First Homes is a new for-sale affordable housing product prioritised for local first-time buyers. The government has confirmed First Homes will be sold at a discount of at least 30% below market value subject to two regional price caps. These are £420,000 in London and £250,000 in the rest of England after the discount has been applied to all initial sales.

Announced in May 2021, the scheme is still relatively small scale with a 1,500 pilot with £150m available funding running across 100 locations up to 2023. Its success also depends on the appetite of developers to get involved and self-fund the programme.

The numbers of homes being built is expected to increase as developers and local authorities begin to incorporate new planning policies.

The government has a stated ambition to deliver 10,000 First Homes a year.

Deposit Unlock

The housebuilding sector is making efforts of its own to come up with alternatives. Notably, with Deposit Unlock, a new scheme devised in collaboration with lenders and the housebuilding industry. Some 17 housebuilders and counting currently signed up representing around 60% of the overall new homes market, according to the HBF.

Deposit Unlock enables first time buyers and existing homeowners to purchase a new-build home with a 5% deposit. The scheme sees housebuilders pay the cost of insuring mortgages through a percentage of income through house sales. So instead of the lender taking out insurance, the housebuilder pays for it.

More lenders are adopting the scheme, such as Nationwide last October, and it should therefore rollout across the UK eventually. Nationwide offers the loans on properties worth up to £750,000, broadening its reach. It should be a significant help for first-time buyers of new build property given the lack of high street lending at high loan to value. There is an ambition to support 20,000 new homes sales annually through the scheme.

Build to Rent

While the ambition is there to meet part of the sales gap, ultimately the fast-growing Built-to-Rent (BTR) market will play a key role in absorbing the loss of sales via Help to Buy.

An increasing number of housebuilders are looking to do bulk deals with build-to-rent operators to help de-risk their schemes. There are currently nearly 70,000 complete and operational BTR units across the UK, a figure which has more than doubled over the last five years alone. Analysis of the future pipeline suggests delivery of new BTR units will continue to rise at a similar rate.

Grant-funded affordable housing

The government first unveiled an £11.5bn Affordable Homes Programme back in September 2020. The fund is available for the provision of new affordable housing only, split 50:50 between homes for rent and homes for sale. It aims to deliver 180,000 new homes between 2021 and 2026.

The programme also includes shared ownership as an affordable tenure type, with key changes to the original model.
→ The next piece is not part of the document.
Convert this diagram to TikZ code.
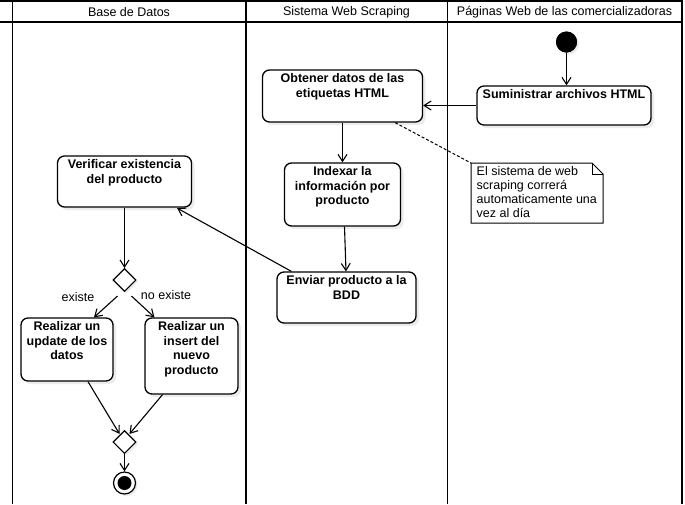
\documentclass[tikz,border=0pt]{standalone}
\usepackage{fontspec}
\setmainfont{Liberation Sans}
\usetikzlibrary{arrows.meta,shapes.geometric,shadows,calc}
\newcommand{\actbox}[3]{\parbox[c][#2pt][t]{#1pt}{\centering\vspace*{3.5pt}#3}}
\tikzset{
  lane/.style={line width=1.8pt,black},
  act/.style={draw,line width=1.3pt,rounded corners=7pt,fill=white,inner sep=0pt,
    font=\fontsize{12.5}{14.5}\selectfont\bfseries,
    drop shadow={opacity=0.15,shadow xshift=3pt,shadow yshift=-3pt}},
  flow/.style={line width=1.1pt,-{Straight Barb[length=7pt,width=9pt,line width=1.1pt]}},
  dec/.style={draw,diamond,line width=1.1pt,fill=white,minimum width=23pt,minimum height=23pt,inner sep=0pt,
    drop shadow={opacity=0.15,shadow xshift=2pt,shadow yshift=-2pt}},
  lbl/.style={font=\fontsize{12.5}{14}\selectfont},
}
\begin{document}
\begin{tikzpicture}[x=1pt,y=-1pt]
\useasboundingbox (0,0) rectangle (685,504);
\fill[white] (0,0) rectangle (685,504);
% swimlanes
\draw[lane] (0,1) -- (683,1);
\draw[lane] (0,22) -- (683,22);
\draw[lane] (12.5,0) -- (12.5,504);
\draw[lane] (246,0) -- (246,504);
\draw[lane] (447.5,0) -- (447.5,504);
\draw[lane] (681.7,0) -- (681.7,504);
\node[lbl] (h1) at (129,12) {Base de Datos};
\node[lbl] (h2) at (346.5,12) {Sistema Web Scraping};
\node[lbl] (h3) at (564.5,12) {Páginas Web de las comercializadoras};
% nodes
\fill[drop shadow={opacity=0.15,shadow xshift=2pt,shadow yshift=-2pt}] (566.5,42) circle (10.5pt);
\node[circle,fill=black,minimum size=21pt,inner sep=0pt] (init) at (566.5,42) {};
\node[act] (sum) at (564,105.5) {\actbox{174}{39}{Suministrar archivos HTML}};
\node[act] (obt) at (342.5,96) {\actbox{160}{52}{Obtener datos de las\\etiquetas HTML}};
\node[act] (idx) at (342.5,194.5) {\actbox{116}{63}{Indexar la\\información por\\producto}};
\node[act] (env) at (346.5,297.5) {\actbox{139}{51}{Enviar producto a la\\BDD}};
\node[act] (ver) at (124.5,181.5) {\actbox{134}{51}{Verificar existencia\\del producto}};
\node[dec] (d1) at (124.5,280) {};
\node[act] (upd) at (67,349.5) {\actbox{92}{63}{Realizar un\\update de los\\datos}};
\node[act] (ins) at (191.5,356) {\actbox{93}{76}{Realizar un\\insert del\\nuevo\\producto}};
\node[dec] (d2) at (124.5,442) {};
\node[circle,draw,line width=1.2pt,fill=white,minimum size=22pt,inner sep=0pt,
  drop shadow={opacity=0.15,shadow xshift=2pt,shadow yshift=-2pt}] (fin) at (124.5,483) {};
\node[circle,fill=black,minimum size=14pt,inner sep=0pt] (finin) at (fin) {};
% note
\coordinate (nA) at (471,163);
\coordinate (nB) at (592,163);
\coordinate (nC) at (603,174);
\coordinate (nD) at (603,223);
\coordinate (nE) at (471,223);
\filldraw[fill=white,line width=1pt] (nA) -- (nB) -- (nC) -- (nD) -- (nE) -- cycle;
\draw[line width=1pt] (nB) -- (592,174) -- (nC);
\node[anchor=north west,align=left,inner sep=0pt,font=\fontsize{12.5}{14}\selectfont] (note) at (476.5,166)
  {El sistema de web\\scraping correrá\\automaticamente una\\vez al día};
% connectors
\draw[flow] (init) -- (init |- sum.north);
\draw[flow] (sum.west) -- (obt.east |- sum.west);
\draw[line width=1pt,dash pattern=on 3pt off 2pt] ($(obt.south east)+(-28,0)$) -- (nA);
\draw[flow] (obt.south) -- (idx.north);
\draw[flow] ($(idx.south)+(2,0)$) -- ($(env.north)+(-0.5,0)$);
\draw[flow] ($(env.north west)+(15,0)$) -- ($(ver.south east)+(-15,0.5)$);
\draw[flow] (ver.south -| d1) -- (d1.north);
\draw[flow] ($(d1.south)+(-7,4)$) -- ($(upd.north)+(27,0)$);
\draw[flow] ($(d1.south)+(7,4)$) -- ($(ins.north)+(-37,0)$);
\node[lbl] (l1) at (78,297) {existe};
\node[lbl] (l2) at (166,295) {no existe};
\draw[flow] ($(upd.south)+(21,0)$) -- ($(d2.north)+(-5,4)$);
\draw[flow] ($(ins.south)+(-29,0)$) -- ($(d2.north)+(5,4)$);
\draw[flow] (d2.south) -- (fin.north);
\end{tikzpicture}
\end{document}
In its current form, the minimum share a buyer can purchase of a shared ownership home is 25%, but the government’s new model for the scheme has seen this reduced to 10% from April 2021.

Previously, owners could buy additional shares in their shared ownership home – via a process known as ‘staircasing’ – in chunks of 10% or more. The new format gives shared owners more flexibility and allows them to staircase in 1% increments.

In August last year, the government announced an £8.6bn funding allocation, as part of its overall £11.5bn programme, towards 57,000 homes for ownership, 6,250 affordable rural homes, and 29,600 homes for social renting.